This is the first piece in an ongoing series that decodes the U.S. Department of Treasury’s assessment of DeFi Services. In this piece, the Merkle Science team will be breaking down cyber-related vulnerabilities highlighted in the assessment.
To learn more about Blockchain Analytics and how it can help you move forward with safety and security in a decentralized world, watch out for our next piece.
Earlier today, the U.S. Department of Treasury published an assessment titled “Illicit Finance Risk Assessment of Decentralized Finance”(the assessment). The assessment explores how illicit actors are abusing DeFi services and the vulnerabilities that are unique to such services.

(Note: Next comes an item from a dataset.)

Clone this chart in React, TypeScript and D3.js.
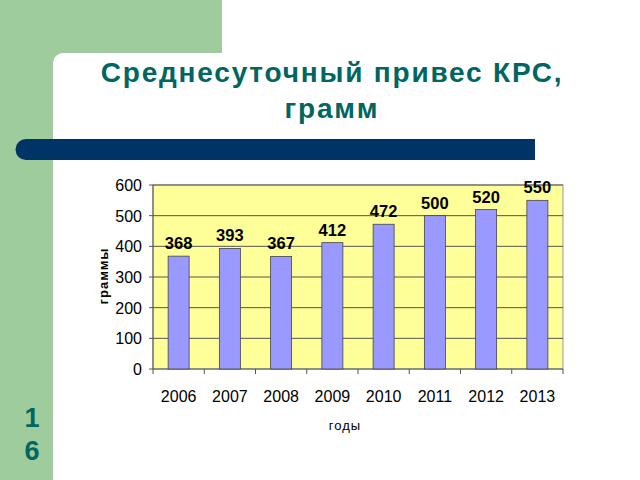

The assessment finds that illicit actors, including ransomware cybercriminals, thieves, scammers, and Democratic People’s Republic of Korea (DPRK) cyber actors, are using DeFi services in the process of transferring and laundering their illicit proceeds.
Therefore, with the state of crypto crime constantly evolving and illicit actors becoming increasingly sophisticated, it is important, now more than ever, to remain vigilant in order to protect against emerging threats. Across all the hacks in 2022, attackers majorly targeted DeFi platforms and services. Out of the total amount lost in crypto-related attacks, more than 81% were swindled from DeFi platforms leading to a loss of more than $3.9 billion.
As noted in Merkle Science’s Hackhub Report across thousands of services in DeFi, the center for the majority of the attacks were cross-chain bridges. Out of the $3.9 billion stolen by illicit actors, more than 60% were swindled from cross-chain bridges alone.